Protectors of the Land and Water: Environmentalism in Wisconsin, 1961-1968.
University of North Carolina Press
Chapel Hill
Original Date

Review by Christine Thomas, UW Stevens Point, in Environmental History Review. Vol. 19, #1, Spring 1995:

Only pages into this book, I feared that it would turn out to be a two hundred page tribute to Gaylord Nelson. While a tribute to the "father of Earth Day" may be in order, those interested in environmental history are usually looking for more. Thomas Huffman quelled my fears with an insightful, balanced look at Wisconsin environmental and conservation history in the decade of the 1960s.

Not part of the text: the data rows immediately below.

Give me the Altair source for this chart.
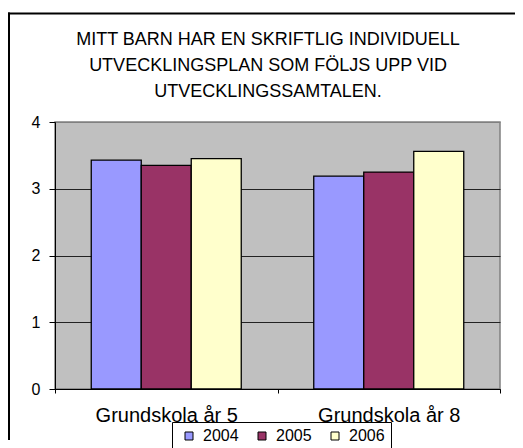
import altair as alt
import pandas as pd

categories = ["Grundskola år 5", "Grundskola år 8"]
years = ["2004", "2005", "2006"]
values_2004 = [3.43, 3.19]
values_2005 = [3.35, 3.25]
values_2006 = [3.45, 3.56]
colors = ["#9999FF", "#993366", "#FFFFCC"]
title_lines = [
    "MITT BARN HAR EN SKRIFTLIG INDIVIDUELL",
    "UTVECKLINGSPLAN SOM FÖLJS UPP VID",
    "UTVECKLINGSSAMTALEN.",
]

rows = []
for yr, vals in zip(years, [values_2004, values_2005, values_2006]):
    for c, v in zip(categories, vals):
        rows.append({"cat": c, "year": yr, "value": v})
df = pd.DataFrame(rows)

FONT = "Liberation Sans"

bars = alt.Chart(df).mark_bar(stroke="black", strokeWidth=1.3, opacity=1).encode(
    x=alt.X("cat:N", sort=categories, title=None,
            scale=alt.Scale(paddingInner=0, paddingOuter=0),
            axis=alt.Axis(labelAngle=0, tickBand="extent", domainColor="black",
                          tickColor="black", tickSize=4, labelFontSize=20,
                          labelFont=FONT, labelColor="black", labelPadding=12,
                          grid=False)),
    xOffset=alt.XOffset("year:N", sort=years,
                        scale=alt.Scale(paddingInner=0, paddingOuter=0.725)),
    y=alt.Y("value:Q", title=None,
            scale=alt.Scale(domain=[0, 4], nice=False),
            axis=alt.Axis(values=[0, 1, 2, 3, 4], domainColor="black",
                          tickColor="black", tickSize=6, labelFontSize=16,
                          labelFont=FONT, labelColor="black", labelPadding=9,
                          grid=True,
                          gridColor={"condition": {"test": "datum.value == 4", "value": "#808080"},
                                     "value": "#222222"},
                          gridWidth=1)),
    color=alt.Color("year:N", sort=years,
                    scale=alt.Scale(domain=years, range=colors),
                    legend=alt.Legend(title=None, orient="none", legendX=117, legendY=300,
                                      direction="horizontal", symbolType="square",
                                      symbolSize=64, symbolStrokeColor="black",
                                      symbolStrokeWidth=1, symbolOpacity=1,
                                      labelFontSize=16, labelFont=FONT, labelColor="black",
                                      strokeColor="black", fillColor="white",
                                      padding=6, symbolOffset=3, columnPadding=12,
                                      labelOffset=6)),
)

one = pd.DataFrame({"a": [0]})
frame_top = alt.Chart(one).mark_rule(color="black", strokeWidth=2).encode(
    x=alt.value(-47), x2=alt.value(460), y=alt.value(-108.5),
)
frame_left = alt.Chart(one).mark_rule(color="black", strokeWidth=2).encode(
    x=alt.value(-46), y=alt.value(-109.5), y2=alt.value(318),
)

title = alt.Chart(one).mark_text(
    text=title_lines, font=FONT, fontSize=18, color="black", align="center",
    baseline="top", lineHeight=26,
).encode(x=alt.value(213), y=alt.value(-91))

chart = alt.layer(bars, frame_top, frame_left, title).properties(
    width=445, height=267,
    autosize=alt.AutoSizeParams(type="none"),
    padding={"left": 47, "top": 114, "right": 15, "bottom": 59},
).configure_view(fill="#C0C0C0", stroke="#808080", strokeWidth=1.5)

chart.save("out.html", embed_options={"renderer": "svg", "actions": False})
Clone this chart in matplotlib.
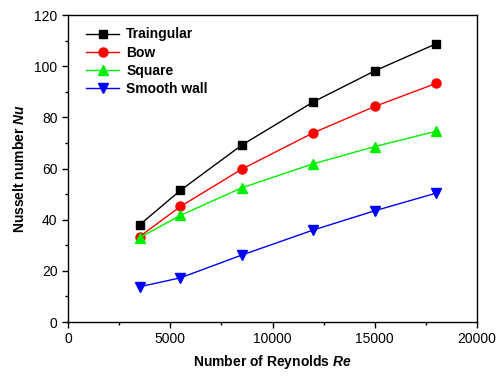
import matplotlib
matplotlib.use("Agg")
import matplotlib.pyplot as plt
from matplotlib.ticker import MultipleLocator

plt.rcParams['font.family'] = ['Liberation Sans', 'DejaVu Sans']
plt.rcParams['mathtext.fontset'] = 'custom'
plt.rcParams['mathtext.rm'] = 'Liberation Sans:bold'
plt.rcParams['mathtext.it'] = 'Liberation Sans:italic:bold'

# Reynolds numbers and Nusselt numbers per rib shape
reynolds = [3500, 5500, 8500, 12000, 15000, 18000]
nu_triangular = [38.0, 51.5, 69.2, 86.1, 98.2, 108.8]
nu_bow = [33.4, 45.2, 59.8, 74.0, 84.3, 93.3]
nu_square = [33.0, 41.7, 52.5, 61.9, 68.6, 74.6]
nu_smooth = [13.8, 17.3, 26.2, 36.0, 43.5, 50.4]

fig = plt.figure(figsize=(4.99, 3.78), dpi=100)
ax = fig.add_axes([0.1363, 0.148, 0.8196, 0.812])

ax.plot(reynolds, nu_triangular, color='black', marker='s', markersize=6, lw=1, label='Traingular')
ax.plot(reynolds, nu_bow, color='red', marker='o', markersize=6.5, lw=1, label='Bow')
ax.plot(reynolds, nu_square, color='#00ee00', marker='^', markersize=7, lw=1, label='Square')
ax.plot(reynolds, nu_smooth, color='blue', marker='v', markersize=7, lw=1, label='Smooth wall')

ax.set_xlim(0, 20000)
ax.set_ylim(0, 120)
ax.xaxis.set_major_locator(MultipleLocator(5000))
ax.xaxis.set_minor_locator(MultipleLocator(2500))
ax.yaxis.set_major_locator(MultipleLocator(20))
ax.yaxis.set_minor_locator(MultipleLocator(10))
ax.tick_params(which='major', direction='out', length=4, width=1, labelsize=10)
ax.tick_params(which='minor', direction='out', length=2.5, width=1)
for s in ax.spines.values():
    s.set_linewidth(1)

ax.set_xlabel(r'Number of Reynolds $\mathit{Re}$', fontsize=10, fontweight='bold', labelpad=5)
ax.set_ylabel(r'Nusselt number $\mathit{Nu}$', fontsize=10, fontweight='bold', labelpad=5)

leg = ax.legend(loc='upper left', bbox_to_anchor=(0.01, 1.005), frameon=False,
                prop={'weight': 'bold', 'size': 10},
                handlelength=2.4, labelspacing=0.3, borderaxespad=0.6, handletextpad=0.5)

fig.savefig('out.png', dpi=100)
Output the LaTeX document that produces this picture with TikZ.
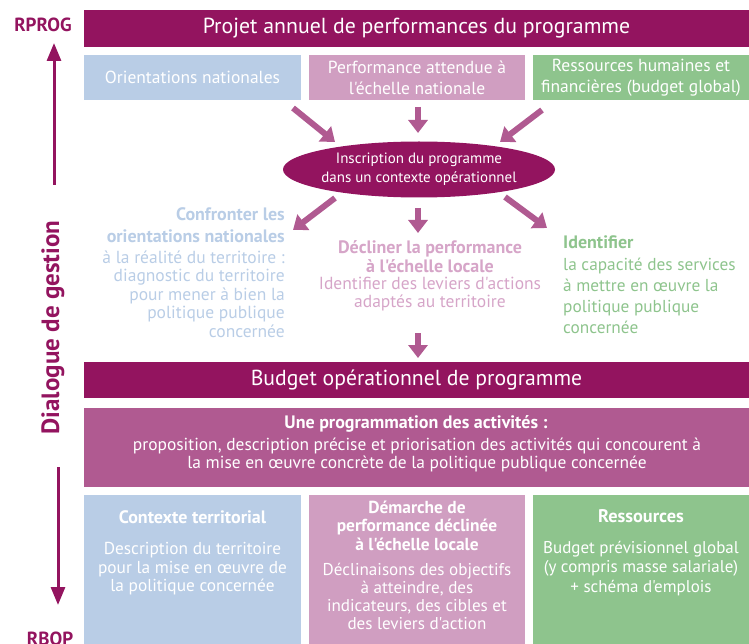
\documentclass[tikz,border=0pt]{standalone}
\usepackage{fontspec}
\setmainfont{PT Sans}[Ligatures=TeXOff]
\usetikzlibrary{arrows.meta,shapes.geometric}
\definecolor{cdark}{HTML}{93145F}
\definecolor{cmid}{HTML}{B05A91}
\definecolor{cpink}{HTML}{D09EC1}
\definecolor{cblue}{HTML}{B9CDE6}
\definecolor{cgreen}{HTML}{8EC48D}
\definecolor{cpinktxt}{HTML}{D6A5C8}
\newcommand{\fs}[2]{\fontsize{#1}{#2}\selectfont}
\begin{document}
\begin{tikzpicture}[x=1pt,y=-1pt,
  bar/.style={fill=cdark, inner sep=0pt, minimum width=665pt, text=white},
  rbox/.style={inner sep=0pt, minimum width=217pt, minimum height=45pt, text=white, align=center, font=\fs{17.5}{21}},
  bbox/.style={inner sep=0pt, minimum width=217pt, minimum height=160pt},
  txt/.style={inner sep=0pt, align=center},
  arr/.style={cmid, line width=6pt, -{Triangle[length=13pt,width=19pt]}},
  vline/.style={cdark, line width=3pt, -{Triangle[length=18pt,width=14pt]}}
]
\useasboundingbox (0,0) rectangle (749,644);

% top
\node[bar, minimum height=37pt, font=\fs{21.8}{24}] (pap) at (416.5,28.5) {Projet annuel de performances du programme};
\node[rbox, fill=cblue] (on) at (192.5,77.5) {Orientations nationales};
\node[rbox, fill=cpink, minimum width=216pt] (pn) at (417,77.5) {Performance attendue à\\l'échelle nationale};
\node[rbox, fill=cgreen, minimum width=216pt] (rh) at (641,77.5) {Ressources humaines et\\financières (budget global)};

% ellipse
\node[ellipse, fill=cdark, minimum width=272pt, minimum height=56pt, inner sep=0pt] (ins) at (419,169.5) {};
\node[txt, text=white, font=\fs{15}{19}] (instxt) at (ins.center) {Inscription du programme\\dans un contexte opérationnel};

% arrows in
\coordinate (a1s) at (293,108); \coordinate (a1e) at (335,142);
\coordinate (a2s) at (418,107); \coordinate (a2e) at (418,133);
\coordinate (a3s) at (542,110); \coordinate (a3e) at (500,142);
\draw[arr] (a1s) -- (a1e);
\draw[arr] (a2s) -- (a2e);
\draw[arr] (a3s) -- (a3e);
% arrows out
\coordinate (a4s) at (335,198); \coordinate (a4e) at (293,230);
\coordinate (a5s) at (418,208); \coordinate (a5e) at (418,233);
\coordinate (a6s) at (505,197); \coordinate (a6e) at (547,228);
\draw[arr] (a4s) -- (a4e);
\draw[arr] (a5s) -- (a5e);
\draw[arr] (a6s) -- (a6e);

% left text
\node[txt, anchor=north east, align=right, text=cblue, font=\bfseries\fs{18}{22}] (conf) at (285,207) {Confronter les\\orientations nationales};
\node[txt, anchor=north east, align=right, text=cblue, font=\fs{17.5}{18.5}] (confb) at (285,250.4) {à la réalité du territoire :\\diagnostic du territoire\\pour mener à bien la\\politique publique\\concernée};
% middle text
\node[txt, anchor=north, text=cpinktxt, font=\bfseries\fs{18}{19.5}] (decl) at (430,240) {Décliner la performance\\à l'échelle locale};
\node[txt, anchor=north, text=cpinktxt, font=\fs{17.5}{18}] (declb) at (430,277.4) {Identifier des leviers d'actions\\adaptés au territoire};
% right text
\node[txt, anchor=base west, text=cgreen, font=\bfseries\fs{18}{21}] (ident) at (563,248) {Identifier};
\node[txt, anchor=north west, align=left, text=cgreen, font=\fs{17.3}{21}] (identb) at (563,257.5) {la capacité des services\\à mettre en œuvre la\\politique publique\\concernée};

\coordinate (a7s) at (418,333); \coordinate (a7e) at (418,358);
\draw[arr] (a7s) -- (a7e);

% budget
\node[bar, minimum height=36pt, font=\fs{21.7}{24}] (bop) at (416.5,380) {Budget opérationnel de programme};
\node[fill=cmid, inner sep=0pt, minimum width=665pt, minimum height=79pt] (prog) at (416.5,447.5) {};
\node[txt, anchor=base, text=white, font=\bfseries\fs{18}{20}] (progt) at (416,428) {Une programmation des activités :};
\node[txt, anchor=north, text=white, font=\fs{17.4}{18}] (progb) at (417,437.5) {proposition, description précise et priorisation des activités qui concourent à\\la mise en œuvre concrète de la politique publique concernée};

% bottom boxes
\node[bbox, fill=cblue] (ct) at (192.5,575) {};
\node[bbox, fill=cpink, minimum width=216pt] (dp) at (417,575) {};
\node[bbox, fill=cgreen, minimum width=216pt] (rs) at (641,575) {};
\node[txt, anchor=base, text=white, font=\bfseries\fs{18}{18.5}] (ctt) at (192.5,523) {Contexte territorial};
\node[txt, anchor=north, text=white, font=\fs{17.3}{18.5}] (ctb) at (192.5,542.5) {Description du territoire\\pour la mise en œuvre de\\la politique concernée};
\node[txt, anchor=north, text=white, font=\bfseries\fs{17.4}{18.5}] (dpt) at (417,500.5) {Démarche de\\performance déclinée\\à l'échelle locale};
\node[txt, anchor=north, text=white, font=\fs{17.1}{18}] (dpb) at (417,562.7) {Déclinaisons des objectifs\\à atteindre, des\\indicateurs, des cibles et\\des leviers d'action};
\node[txt, anchor=base, text=white, font=\bfseries\fs{18.3}{19}] (rst) at (641,522) {Ressources};
\node[txt, anchor=north, text=white, font=\fs{17}{19.5}] (rsb) at (641,540.8) {Budget prévisionnel global\\(y compris masse salariale)\\+ schéma d'emplois};

% left axis
\node[txt, anchor=base, text=cdark, font=\bfseries\fs{19}{24}] (rprog) at (43,32) {RPROG};
\node[txt, anchor=north, text=cdark, font=\bfseries\fs{19}{24}] (rbop) at (50,632) {RBOP};
\node[txt, rotate=90, text=cdark, font=\bfseries\fs{25}{28}] (dial) at (53,327.5) {Dialogue de gestion};
\coordinate (dt1) at (54,185); \coordinate (dt2) at (54,43);
\coordinate (db1) at (58,467); \coordinate (db2) at (58,605);
\draw[vline] (dt1) -- (dt2);
\draw[vline] (db1) -- (db2);
\end{tikzpicture}
\end{document}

Huffman details the evolution of political thought in Wisconsin from an early focus on outdoor recreation to a later focus on environmental protection. The piece contains many interesting photographs from the period. While the average reader will have only a passing interest in the meticulous reference to end notes, those with a special interest in Wisconsin will read each and every note. The index and bibliography are enhance the book's value to the historian.

Thomas Huffman has created an important reference for those interested in Wisconsin environmental history. The book sets events of the 1960s in the longer context of the two hundred year history of a state heavily influenced by Progressivism and citizen involvement in decision-making. While taking the long view into consideration, Huffman focuses his analysis on the specific events that led to the creation of water quality legislation.

The book should also be helpful to those whose interests are more national in scope. A thread that runs through the book is the political rivalry between Warren Knowles, a Republican governor and Gaylord Nelson, a Democratic U.S. Senator. The evolution on political events is played our against a backdrop of state and regional attitudes as well as national events and policies. The Knowles-Nelson interplay was the most interesting part of the book for me. Huffman provides a fascinating description of the political "dance" that shaped the agencies and policies that prevail today.

Huffman points out that while most analyses of the evolution of environmental policy describes [sic] events in the national arena, many states actually had agencies and policies in place before the 1970s. He also points out that in the case of Wisconsin, the impetus to do that may well have been part of the state-federal, liberal-conservative, Knowles-Nelson interplay. That interplay affected subsequent federal actions and actions in other states. The picture that emerges is more complex that a superficial conservative-liberal categorization of environmental views. While the controversy was undoubtedly heated at the time, the relationship turn out to be symbiotic in some ways. Each player's move provided the other an opportunity to become a "protector of the land and water."